## Collection entries
┏━━

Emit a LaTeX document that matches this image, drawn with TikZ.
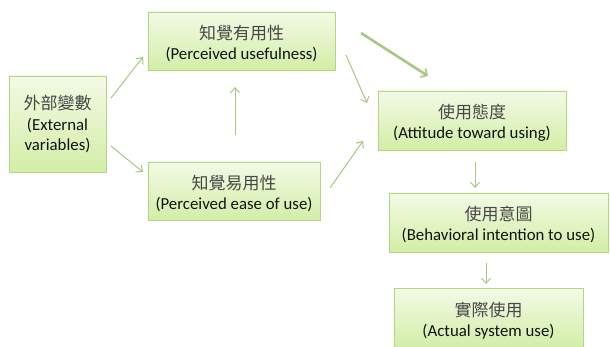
\documentclass[tikz,border=0pt]{standalone}
\usepackage{fontspec}
\setmainfont{Carlito}
\newfontfamily\cjk{Noto Sans CJK TC}
\usetikzlibrary{arrows.meta,shadows}
\definecolor{boxtop}{HTML}{F3FAE6}
\definecolor{boxbot}{HTML}{D2EEA6}
\definecolor{boxline}{HTML}{B5D489}
\definecolor{arr}{HTML}{A9C684}
\definecolor{cjktext}{HTML}{474747}
\definecolor{entext}{HTML}{111111}
\tikzset{
  tambox/.style={draw=boxline, line width=0.8pt, top color=boxtop, bottom color=boxbot,
    drop shadow={shadow xshift=1.2pt, shadow yshift=-1.5pt, fill=black!30, opacity=0.6},
    align=center, inner sep=0pt, text=entext, font=\fontsize{16.8}{20.5}\selectfont},
  conn/.style={draw=arr, line width=1pt, -{Straight Barb[length=5pt,width=9pt]}},
  bigconn/.style={draw=arr, line width=2.6pt, -{Straight Barb[length=5pt,width=10pt,line width=1.6pt]}}
}
\newcommand{\zhline}[1]{{\cjk\fontsize{17}{20.5}\selectfont\color{cjktext}#1}}
\newcommand{\twolines}[2]{\raisebox{-4pt}[\height][\depth]{\begin{tabular}{@{}c@{}}\zhline{#1}\\[-0.5pt]#2\end{tabular}}}
\begin{document}
\begin{tikzpicture}[x=1pt,y=-1pt]
\useasboundingbox (0,0) rectangle (610,347);
\fill[white] (0,0) rectangle (610,347);
\node[tambox, minimum width=97pt, minimum height=96pt] (ext) at (57.5,124)
  {\zhline{外部變數}\\(External\\variables)};
\node[tambox, minimum width=187pt, minimum height=58pt] (pu) at (241.5,41)
  {\twolines{知覺有用性}{(Perceived usefulness)}};
\node[tambox, minimum width=172pt, minimum height=58pt] (peou) at (234,191)
  {\twolines{知覺易用性}{(Perceived ease of use)}};
\node[tambox, minimum width=188pt, minimum height=59pt] (att) at (472,120.5)
  {\twolines{使用態度}{(Attitude toward using)}};
\node[tambox, minimum width=219pt, minimum height=59pt] (bi) at (498.5,222.5)
  {\twolines{使用意圖}{(Behavioral intention to use)}};
\node[tambox, minimum width=189pt, minimum height=60pt] (act) at (488.5,318)
  {\twolines{實際使用}{(Actual system use)}};
% connector end points
\coordinate (e1) at (111,98);  \coordinate (p1) at (143,57);
\coordinate (e2) at (111,146); \coordinate (p2) at (143,172);
\coordinate (q1) at (235,135); \coordinate (q2) at (235,87);
\coordinate (u1) at (346,55);  \coordinate (a1) at (367,103);
\coordinate (v1) at (330,188); \coordinate (a2) at (363,141);
\coordinate (t1) at (361,33);  \coordinate (a3) at (428,76);
\coordinate (b1) at (475,162); \coordinate (b2) at (475,188);
\coordinate (c1) at (486,263); \coordinate (c2) at (486,284);
\draw[conn] (e1) -- (p1);
\draw[conn] (e2) -- (p2);
\draw[conn] (q1) -- (q2);
\draw[conn] (u1) -- (a1);
\draw[conn] (v1) -- (a2);
\draw[bigconn] (t1) -- (a3);
\draw[conn] (b1) -- (b2);
\draw[conn] (c1) -- (c2);
\end{tikzpicture}
\end{document}
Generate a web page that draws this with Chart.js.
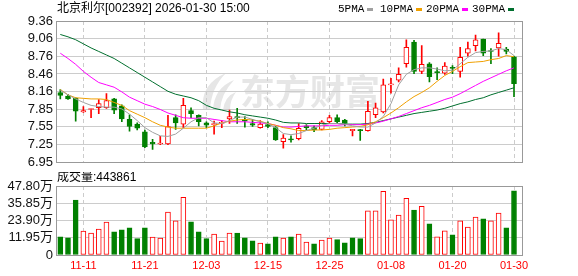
<!DOCTYPE html>
<html lang="zh">
<head>
<meta charset="UTF-8">
<script src="https://cdn.jsdelivr.net/npm/chart.js@4.4.0/dist/chart.umd.min.js"></script>
<title>北京利尔 日K</title>
<style>
    body { margin: 0; background: #fff; }
    canvas { position: absolute; left: 0; }
</style>
</head>
<body>
<canvas id="price" width="578" height="173" style="top:0"></canvas>
<canvas id="volume" width="578" height="104" style="top:172px"></canvas>

<script>
    const dates = ['11-06', '11-07', '11-10', '11-11', '11-12', '11-13', '11-14', '11-17', '11-18', '11-19',
        '11-20', '11-21', '11-24', '11-25', '11-26', '11-27', '11-28', '12-01', '12-02', '12-03',
        '12-04', '12-05', '12-08', '12-09', '12-10', '12-11', '12-12', '12-15', '12-16', '12-17',
        '12-18', '12-19', '12-22', '12-23', '12-24', '12-25', '12-26', '12-29', '12-30', '12-31',
        '01-05', '01-06', '01-07', '01-08', '01-09', '01-12', '01-13', '01-14', '01-15', '01-16',
        '01-19', '01-20', '01-21', '01-22', '01-23', '01-26', '01-27', '01-28', '01-29', '01-30'];

    const openP = [8.14, 8.08, 8.04, 7.81, 7.85, 7.88, 7.88, 8.03, 7.91, 7.68,
        7.60, 7.47, 7.29, 7.26, 7.26, 7.71, 7.60, 7.83, 7.75, 7.62,
        7.59, 7.61, 7.69, 7.73, 7.68, 7.61, 7.54, 7.59, 7.54, 7.30,
        7.34, 7.35, 7.57, 7.54, 7.51, 7.64, 7.71, 7.67, 7.49, 7.50,
        7.49, 7.76, 7.81, 8.27, 8.35, 8.63, 9.00, 8.50, 8.63, 8.49,
        8.47, 8.57, 8.50, 8.81, 8.94, 9.05, 8.85, 8.90, 8.88, 8.75];
    const closeP = [8.09, 8.03, 7.82, 7.83, 7.86, 7.95, 8.00, 7.84, 7.69, 7.56,
        7.53, 7.21, 7.26, 7.27, 7.56, 7.62, 7.92, 7.78, 7.64, 7.58,
        7.61, 7.63, 7.73, 7.71, 7.65, 7.58, 7.60, 7.56, 7.33, 7.36,
        7.33, 7.53, 7.54, 7.50, 7.64, 7.71, 7.64, 7.61, 7.51, 7.49,
        7.82, 7.88, 8.27, 8.28, 8.45, 8.91, 8.50, 8.62, 8.41, 8.48,
        8.59, 8.55, 8.74, 8.89, 9.04, 8.81, 8.84, 8.98, 8.84, 8.29];
    const highP = [8.19, 8.11, 8.05, 7.90, 7.86, 8.02, 8.12, 8.04, 7.93, 7.76,
        7.62, 7.50, 7.34, 7.39, 7.75, 7.76, 8.04, 7.88, 7.76, 7.64,
        7.65, 7.66, 7.84, 7.87, 7.73, 7.68, 7.66, 7.64, 7.56, 7.42,
        7.40, 7.61, 7.59, 7.57, 7.66, 7.75, 7.76, 7.68, 7.51, 7.51,
        7.99, 7.96, 8.37, 8.38, 8.56, 9.04, 9.03, 8.94, 8.65, 8.56,
        8.65, 8.60, 8.91, 9.00, 9.12, 9.05, 8.89, 9.16, 8.91, 8.76];
    const lowP = [8.03, 8.02, 7.65, 7.80, 7.71, 7.78, 7.87, 7.78, 7.64, 7.48,
        7.50, 7.20, 7.17, 7.25, 7.25, 7.51, 7.54, 7.71, 7.57, 7.54,
        7.43, 7.54, 7.61, 7.61, 7.55, 7.56, 7.53, 7.54, 7.32, 7.19,
        7.29, 7.33, 7.50, 7.47, 7.50, 7.61, 7.61, 7.57, 7.40, 7.32,
        7.48, 7.71, 7.79, 8.13, 8.32, 8.57, 8.46, 8.46, 8.32, 8.36,
        8.45, 8.46, 8.40, 8.76, 8.85, 8.77, 8.63, 8.76, 8.80, 8.07];

    // 成交量 (万)
    const volume = [12.6, 11.9, 38.1, 16.6, 15.2, 17.9, 22.8, 16.1, 17.5, 18.8,
        11.3, 18.8, 12.4, 11.7, 29.7, 23.7, 40.0, 23.0, 16.1, 11.3,
        14.5, 9.7, 15.2, 15.2, 11.9, 9.9, 8.3, 7.8, 12.6, 11.7,
        12.6, 14.5, 9.0, 7.8, 10.3, 11.7, 10.6, 8.5, 11.9, 11.3,
        30.6, 30.6, 44.1, 24.4, 27.6, 39.3, 31.2, 33.8, 21.6, 12.6,
        16.8, 14.0, 23.7, 19.3, 26.2, 25.0, 23.7, 29.0, 18.8, 44.3861];

    const ma5 = [8.18, 8.10, 8.03, 7.97, 7.92, 7.90, 7.89, 7.89, 7.86, 7.77,
        7.66, 7.54, 7.46, 7.40, 7.39, 7.43, 7.53, 7.64, 7.71, 7.71,
        7.62, 7.61, 7.66, 7.72, 7.72, 7.68, 7.64, 7.61, 7.54, 7.44,
        7.42, 7.44, 7.49, 7.53, 7.58, 7.61, 7.61, 7.60, 7.57, 7.55,
        7.55, 7.62, 7.73, 7.95, 8.27, 8.45, 8.53, 8.56, 8.56, 8.54,
        8.51, 8.52, 8.63, 8.74, 8.82, 8.84, 8.85, 8.89, 8.87, 8.77];
    const ma10 = [8.19, 8.10, 8.05, 8.04, 8.03, 8.03, 8.02, 7.97, 7.92, 7.83,
        7.77, 7.71, 7.64, 7.58, 7.55, 7.53, 7.53, 7.53, 7.53, 7.53,
        7.57, 7.62, 7.65, 7.67, 7.68, 7.67, 7.65, 7.61, 7.58, 7.54,
        7.52, 7.49, 7.49, 7.50, 7.50, 7.51, 7.53, 7.54, 7.55, 7.56,
        7.59, 7.64, 7.71, 7.79, 7.88, 7.98, 8.07, 8.14, 8.22, 8.33,
        8.43, 8.50, 8.58, 8.65, 8.66, 8.67, 8.70, 8.72, 8.77, 8.75];
    const ma20 = [8.81, 8.72, 8.62, 8.50, 8.40, 8.31, 8.27, 8.23, 8.15, 8.06,
        8.00, 7.94, 7.90, 7.85, 7.79, 7.75, 7.71, 7.70, 7.70, 7.70,
        7.68, 7.66, 7.64, 7.64, 7.64, 7.63, 7.62, 7.61, 7.58, 7.55,
        7.55, 7.56, 7.57, 7.57, 7.57, 7.58, 7.58, 7.59, 7.59, 7.59,
        7.60, 7.62, 7.65, 7.69, 7.73, 7.78, 7.83, 7.88, 7.92, 7.97,
        8.02, 8.06, 8.12, 8.19, 8.26, 8.33, 8.39, 8.45, 8.51, 8.56];
    const ma30 = [9.13, 9.09, 9.04, 8.97, 8.90, 8.84, 8.78, 8.72, 8.64, 8.56,
        8.48, 8.40, 8.32, 8.24, 8.16, 8.11, 8.08, 8.05, 8.00, 7.92,
        7.87, 7.84, 7.81, 7.79, 7.76, 7.74, 7.72, 7.70, 7.67, 7.63,
        7.62, 7.62, 7.61, 7.61, 7.61, 7.61, 7.61, 7.60, 7.60, 7.60,
        7.61, 7.63, 7.66, 7.69, 7.72, 7.75, 7.78, 7.80, 7.82, 7.84,
        7.87, 7.91, 7.95, 7.98, 8.02, 8.05, 8.10, 8.14, 8.18, 8.22];

    const priceTicks = ['6.95', '7.25', '7.55', '7.85', '8.16', '8.46', '8.76', '9.06', '9.36'];
    const volTicks = ['0', '11.95万', '23.90万', '35.85万', '47.80万'];
    const xTickIdx = [3, 11, 19, 27, 35, 43, 51, 59];

    const UP = '#ff0000';
    const DOWN = '#008000';
    const GRID = '#cccccc';
    const FRAME = '#999999';
    const LABEL_FONT = {family: "'Liberation Sans', Arial, 'Noto Sans CJK SC'", size: 13};

    const isUp = closeP.map((c, i) => c >= openP[i]);
    const volUp = closeP.map((c, i) => i > 0 && c >= closeP[i - 1]);

    function xAxis(showLabels) {
        return {
            type: 'linear',
            offset: false,
            min: -0.56,
            max: 60.04,
            afterBuildTicks: s => { s.ticks = xTickIdx.map(v => ({value: v})); },
            afterFit: s => { s.height = showLabels ? 21 : 0; },
            grid: {color: GRID, drawTicks: false, offset: false},
            border: {display: false, dash: [4, 3]},
            ticks: {
                display: showLabels, autoSkip: false, maxRotation: 0, padding: 4,
                color: UP, font: {family: "'Liberation Sans', Arial", size: 11},
                callback: v => dates[v]
            }
        };
    }

    function yAxis(labels) {
        const lo = parseFloat(labels[0]);
        const hi = parseFloat(labels[labels.length - 1]);
        const step = (hi - lo) / (labels.length - 1);
        return {
            min: lo,
            max: hi,
            afterBuildTicks: s => { s.ticks = labels.map((t, k) => ({value: lo + k * step})); },
            afterFit: s => { s.width = 56; },
            grid: {color: GRID, drawTicks: false},
            border: {display: false},
            ticks: {
                autoSkip: false, padding: 3, color: '#111', font: LABEL_FONT,
                callback: (v, k) => labels[k]
            }
        };
    }

    const framePlugin = {
        id: 'frame',
        afterDraw(chart) {
            const {ctx, chartArea: a} = chart;
            ctx.save();
            ctx.strokeStyle = FRAME;
            ctx.lineWidth = 1;
            ctx.strokeRect(Math.round(a.left) + 0.5, Math.round(a.top) + 0.5,
                Math.round(a.right - a.left), Math.round(a.bottom - a.top));
            ctx.restore();
        }
    };

    const priceDecor = {
        id: 'priceDecor',
        beforeDraw(chart) {
            // 东方财富 watermark
            const ctx = chart.ctx;
            ctx.save();
            ctx.fillStyle = '#e6e6e6';
            ctx.beginPath();
            ctx.moveTo(203, 110);
            ctx.quadraticCurveTo(200, 84, 226, 73);
            ctx.quadraticCurveTo(211, 88, 210, 110);
            ctx.closePath();
            ctx.fill();
            ctx.beginPath();
            ctx.moveTo(213, 110);
            ctx.quadraticCurveTo(214, 88, 234, 80);
            ctx.quadraticCurveTo(221, 94, 220, 110);
            ctx.closePath();
            ctx.fill();
            ctx.beginPath();
            ctx.moveTo(223, 110);
            ctx.quadraticCurveTo(225, 96, 236, 92);
            ctx.quadraticCurveTo(230, 100, 230, 110);
            ctx.closePath();
            ctx.fill();
            ctx.font = "bold 35px 'Noto Sans CJK SC'";
            ctx.textBaseline = 'middle';
            ctx.fillText('东方财富', 240, 92);
            ctx.restore();
        },
        afterDraw(chart) {
            const ctx = chart.ctx;
            ctx.save();
            ctx.fillStyle = '#000';
            ctx.textBaseline = 'middle';
            ctx.font = "12px 'Liberation Sans', 'Noto Sans CJK SC'";
            ctx.fillText('北京利尔[002392] 2026-01-30 15:00', 57, 9);

            const legend = [['5PMA', '#a0a0a0', 338], ['10PMA', '#f0a000', 380],
                ['20PMA', '#ff00ff', 426], ['30PMA', '#006f2e', 472]];
            ctx.font = "11px 'Liberation Mono', 'DejaVu Sans Mono'";
            for (const [name, color, x] of legend) {
                ctx.fillStyle = '#000';
                ctx.fillText(name, x, 9);
                const w = ctx.measureText(name).width;
                ctx.fillStyle = color;
                ctx.fillRect(Math.round(x + w + 3), 8, 6, 3);
            }
            ctx.restore();
        }
    };

    const volDecor = {
        id: 'volDecor',
        afterDraw(chart) {
            const ctx = chart.ctx;
            ctx.save();
            ctx.fillStyle = '#000';
            ctx.textBaseline = 'middle';
            ctx.font = "12px 'Liberation Sans', 'Noto Sans CJK SC'";
            ctx.fillText('成交量:443861', 57, 6);
            ctx.restore();
        }
    };

    const maLine = (data, color) => ({
        type: 'line',
        data: data.map((v, i) => ({x: i, y: v})),
        borderColor: color,
        borderWidth: 1,
        pointRadius: 0,
        tension: 0,
        order: 1
    });

    new Chart(document.getElementById('price').getContext('2d'), {
        type: 'bar',
        data: {
            datasets: [
                {
                    data: dates.map((d, i) => ({x: i, y: [lowP[i], highP[i]]})),
                    backgroundColor: isUp.map(u => u ? UP : DOWN),
                    barThickness: 1,
                    grouped: false,
                    order: 3
                },
                {
                    data: dates.map((d, i) => ({x: i, y: [openP[i], closeP[i]]})),
                    backgroundColor: isUp.map(u => u ? '#ffffff' : DOWN),
                    borderColor: isUp.map(u => u ? UP : DOWN),
                    borderWidth: 1,
                    borderSkipped: false,
                    barThickness: 5,
                    minBarLength: 1,
                    grouped: false,
                    order: 2
                },
                maLine(ma5, '#a0a0a0'),
                maLine(ma10, '#f0a000'),
                maLine(ma20, '#ff00ff'),
                maLine(ma30, '#006f2e')
            ]
        },
        options: {
            responsive: false,
            devicePixelRatio: 1,
            animation: false,
            events: [],
            layout: {padding: {top: 21, right: 56, bottom: 8, left: 0}},
            plugins: {legend: {display: false}, tooltip: {enabled: false}},
            scales: {x: xAxis(false), y: yAxis(priceTicks)}
        },
        plugins: [priceDecor, framePlugin]
    });

    new Chart(document.getElementById('volume').getContext('2d'), {
        type: 'bar',
        data: {
            datasets: [{
                data: volume.map((v, i) => ({x: i, y: v})),
                backgroundColor: volUp.map(u => u ? '#ffffff' : DOWN),
                borderColor: volUp.map(u => u ? UP : DOWN),
                borderWidth: 1,
                borderSkipped: false,
                barThickness: 5
            }]
        },
        options: {
            responsive: false,
            devicePixelRatio: 1,
            animation: false,
            events: [],
            layout: {padding: {top: 14, right: 56, bottom: 0, left: 0}},
            plugins: {legend: {display: false}, tooltip: {enabled: false}},
            scales: {x: xAxis(true), y: yAxis(volTicks)}
        },
        plugins: [volDecor, framePlugin]
    });
</script>
</body>
</html>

┗━━

## Task to carry out
In the listing, find all lines with the string "that" and copy them.

## Task response
Emit a LaTeX document that matches this image, drawn with TikZ.
Generate a web page that draws this with Chart.js.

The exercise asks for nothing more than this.